The Wildkirchli caves in the Appenzell Alps show traces of Neanderthal habitation. During the last glacial maximum, the entire Alps were covered in ice. According to the book The Seven Daughters of Eve, by Bryan Sykes, MtDNA Haplogroup K arose along the southeastern slopes of the Alps around 12-15,000 years ago.

Traces of transhumance appear in the neolithic. In the Bronze Age, the Alps formed the boundary of the Urnfield and Terramare cultures.

In Valle Camonica, on Italian side of the Alps, the Camunni engraved about 300.000 petroglyphs from epipaleolithic to iron age.[1]

The earliest historical accounts date to the Roman period, mostly due to Greco-Roman ethnography, with some epigraphic evidence due to the Raetians, Lepontii and Gauls. A few details have come down to us of the conquest of many of the Alpine tribes by Augustus, as well as Hannibal's battles across the Alps.

The successive emigration and occupation of the Alpine region by the Alemanni from the 6th to the 8th centuries are, too, known only in outline.

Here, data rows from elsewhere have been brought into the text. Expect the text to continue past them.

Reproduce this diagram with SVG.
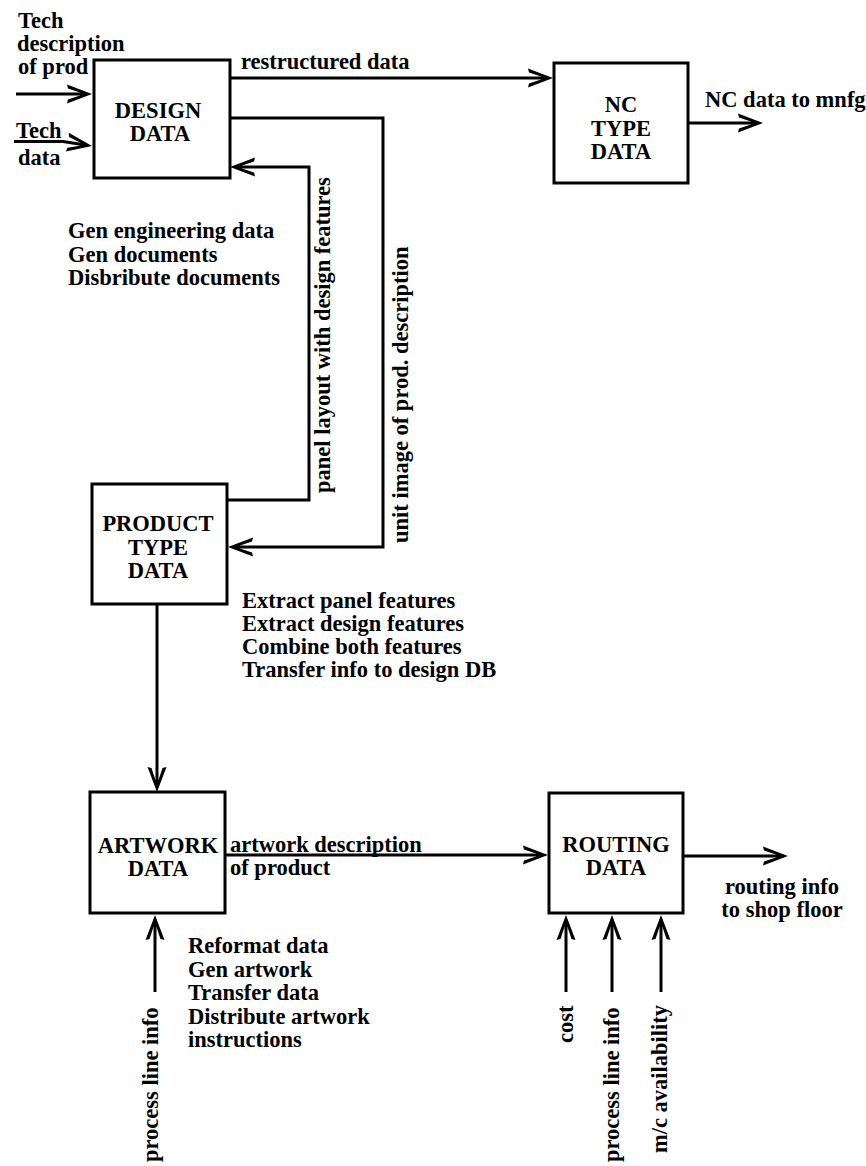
<svg xmlns="http://www.w3.org/2000/svg" width="866" height="1166" viewBox="0 0 866 1166">
<style>
text{font-family:"Liberation Serif","Times New Roman",serif;font-weight:bold;font-size:22.5px;fill:#000}
.c{text-anchor:middle}
.box{fill:#fff;stroke:#000;stroke-width:3}
.ln{fill:none;stroke:#000;stroke-width:3}
</style>
<defs>
<marker id="ah" viewBox="-36 -11 37 22" refX="-10" refY="0" markerWidth="37" markerHeight="22" markerUnits="userSpaceOnUse" orient="auto">
<path d="M0,0 L-25,-9.5 L-24,-5.5 L-12,-1.5 L-12,1.5 L-24,5.5 L-25,9.5 Z" fill="#000"/>
</marker>
</defs>
<rect width="866" height="1166" fill="#fff"/>
<g id="connectors">
<path class="ln" marker-end="url(#ah)" d="M16,94 L82,94"/>
<path class="ln" marker-end="url(#ah)" d="M14,141.5 L63,141.5 L82.1,144.5"/>
<path class="ln" marker-end="url(#ah)" d="M230,78 L543,78"/>
<path class="ln" marker-end="url(#ah)" d="M688,123 L753,123"/>
<path class="ln" marker-end="url(#ah)" d="M230,118 L383,118 L383,547 L238,547"/>
<path class="ln" marker-end="url(#ah)" d="M227,500 L309,500 L309,167 L240,167"/>
<path class="ln" marker-end="url(#ah)" d="M157,604 L157,782"/>
<path class="ln" marker-end="url(#ah)" d="M225,855 L538,855"/>
<path class="ln" marker-end="url(#ah)" d="M683,856 L778,856"/>
<path class="ln" marker-end="url(#ah)" d="M155,992 L155,925"/>
<path class="ln" marker-end="url(#ah)" d="M566,992 L566,925"/>
<path class="ln" marker-end="url(#ah)" d="M612,992 L612,925"/>
<path class="ln" marker-end="url(#ah)" d="M661,992 L661,925"/>
<text x="18" y="28">Tech</text>
<text x="17" y="51">description</text>
<text x="18" y="74">of prod</text>
<text x="16" y="138">Tech</text>
<text x="18" y="165">data</text>
<text x="241" y="69">restructured data</text>
<text x="705" y="107">NC data to mnfg</text>
<text transform="translate(330,493) rotate(-90)">panel layout with design features</text>
<text transform="translate(408,543) rotate(-90)">unit image of prod. description</text>
<text x="230" y="852">artwork description</text>
<text x="230" y="875">of product</text>
<text class="c" x="782" y="894">routing info</text>
<text class="c" x="782" y="917">to shop floor</text>
<text transform="translate(158,1162) rotate(-90)">process line info</text>
<text transform="translate(573,1043) rotate(-90)">cost</text>
<text transform="translate(619,1162) rotate(-90)">process line info</text>
<text transform="translate(667,1153) rotate(-90)">m/c availability</text>
</g>
<g id="design">
<rect class="box" x="94" y="60" width="136" height="118"/>
<text class="c" x="158" y="118">DESIGN</text>
<text class="c" x="160" y="141">DATA</text>
<text x="68" y="238">Gen engineering data</text>
<text x="68" y="261.5">Gen documents</text>
<text x="68" y="285">Disbribute documents</text>
</g>
<g id="nc">
<rect class="box" x="554" y="63" width="134" height="120"/>
<text class="c" x="621" y="112">NC</text>
<text class="c" x="621" y="135.5">TYPE</text>
<text class="c" x="621" y="159">DATA</text>
</g>
<g id="product">
<rect class="box" x="92" y="484" width="135" height="120"/>
<text class="c" x="158" y="531">PRODUCT</text>
<text class="c" x="158" y="554.5">TYPE</text>
<text class="c" x="158" y="578">DATA</text>
<text x="242" y="608">Extract panel features</text>
<text x="242" y="631">Extract design features</text>
<text x="242" y="654">Combine both features</text>
<text x="242" y="677">Transfer info to design DB</text>
</g>
<g id="artwork">
<rect class="box" x="90" y="792" width="135" height="121"/>
<text class="c" x="158" y="853">ARTWORK</text>
<text class="c" x="158" y="876">DATA</text>
<text x="188" y="953">Reformat data</text>
<text x="188" y="976.5">Gen artwork</text>
<text x="188" y="1000">Transfer data</text>
<text x="188" y="1023.5">Distribute artwork</text>
<text x="188" y="1047">instructions</text>
</g>
<g id="routing">
<rect class="box" x="549" y="793" width="134" height="120"/>
<text class="c" x="616" y="852">ROUTING</text>
<text class="c" x="616" y="875">DATA</text>
</g>
</svg>
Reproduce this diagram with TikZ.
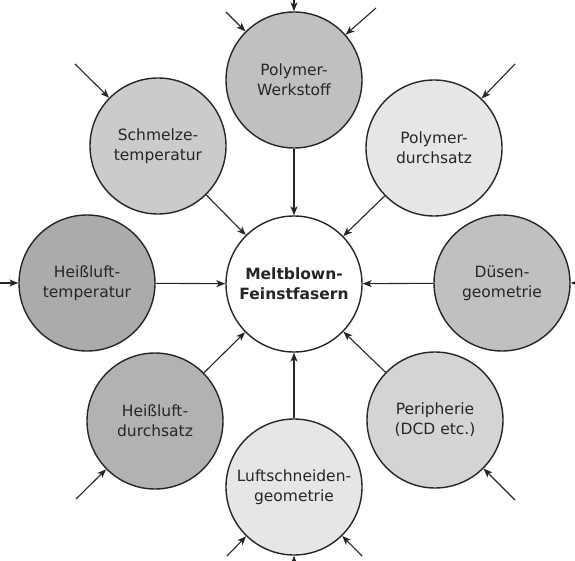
\documentclass[tikz,border=0pt]{standalone}
\usepackage{fontspec}
\setmainfont{DejaVu Sans}
\usetikzlibrary{arrows.meta}
\definecolor{gA}{HTML}{ABABAB}
\definecolor{gB}{HTML}{B2B2B2}
\definecolor{gC}{HTML}{C0C0C0}
\definecolor{gD}{HTML}{CBCBCB}
\definecolor{gE}{HTML}{D4D4D4}
\definecolor{gF}{HTML}{E6E6E6}
\tikzset{
  bubble/.style={circle, draw=black!85, line width=1.4pt, minimum size=136pt, inner sep=0pt,
    align=center, font=\fontsize{15.5}{20}\selectfont, text=black!85},
  link/.style={line width=1.1pt, draw=black!85, -{Stealth[length=9pt,width=7pt,inset=2.5pt]}},
}
\begin{document}
\begin{tikzpicture}[x=1pt,y=-1pt]
\useasboundingbox (0,0) rectangle (575,561);
\clip (0,0) rectangle (575,561);
\fill[white] (0,0) rectangle (575,561);
% nodes
\node[bubble, fill=white, font=\fontsize{15.5}{20}\selectfont\bfseries] (c) at (294,284) {Meltblown-\\Feinstfasern};
\node[bubble, fill=gC] (pw) at (294,80) {Polymer-\\Werkstoff};
\node[bubble, fill=gF] (pd) at (434,148) {Polymer-\\durchsatz};
\node[bubble, fill=gC] (dg) at (502,283) {Düsen-\\geometrie};
\node[bubble, fill=gE] (pe) at (435,420) {Peripherie\\(DCD etc.)};
\node[bubble, fill=gF] (lg) at (294,487) {Luftschneiden-\\geometrie};
\node[bubble, fill=gB] (hd) at (155,421) {Heißluft-\\durchsatz};
\node[bubble, fill=gA] (ht) at (87,283) {Heißluft-\\temperatur};
\node[bubble, fill=gD] (st) at (158,146) {Schmelze-\\temperatur};
% inner connectors
\foreach \n in {pw,pd,dg,pe,lg,hd,ht,st}{
  \draw[link] (\n) -- (c);
}
% outer incoming arrows
\coordinate (pw1) at (226,12);
\coordinate (pw2) at (294,-40);
\coordinate (pw3) at (376,8);
\coordinate (st1) at (75,64);
\coordinate (pd1) at (515,64);
\coordinate (ht1) at (-40,283);
\coordinate (dg1) at (620,283);
\coordinate (pe1) at (515,500);
\coordinate (hd1) at (76,499);
\coordinate (lg1) at (227,556);
\coordinate (lg2) at (294,600);
\coordinate (lg3) at (362,556);
\draw[link] (pw1) -- (pw);
\draw[link] (pw2) -- (pw);
\draw[link] (pw3) -- (pw);
\draw[link] (st1) -- (st);
\draw[link] (pd1) -- (pd);
\draw[link] (ht1) -- (ht);
\draw[link] (dg1) -- (dg);
\draw[link] (pe1) -- (pe);
\draw[link] (hd1) -- (hd);
\draw[link] (lg1) -- (lg);
\draw[link] (lg2) -- (lg);
\draw[link] (lg3) -- (lg);
\end{tikzpicture}
\end{document}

For "mainstream" history, the Frankish and later the Habsburg empire, the Alps had strategic importance as an obstacle, not as a landscape, and the Alpine passes have consequently had great significance militarily.

It is not until the final breakup of the Carolingian Empire in the 10th and 11th centuries that it becomes possible to trace out the local history of different parts of the Alps, notably with the High Medieval Walser migrations.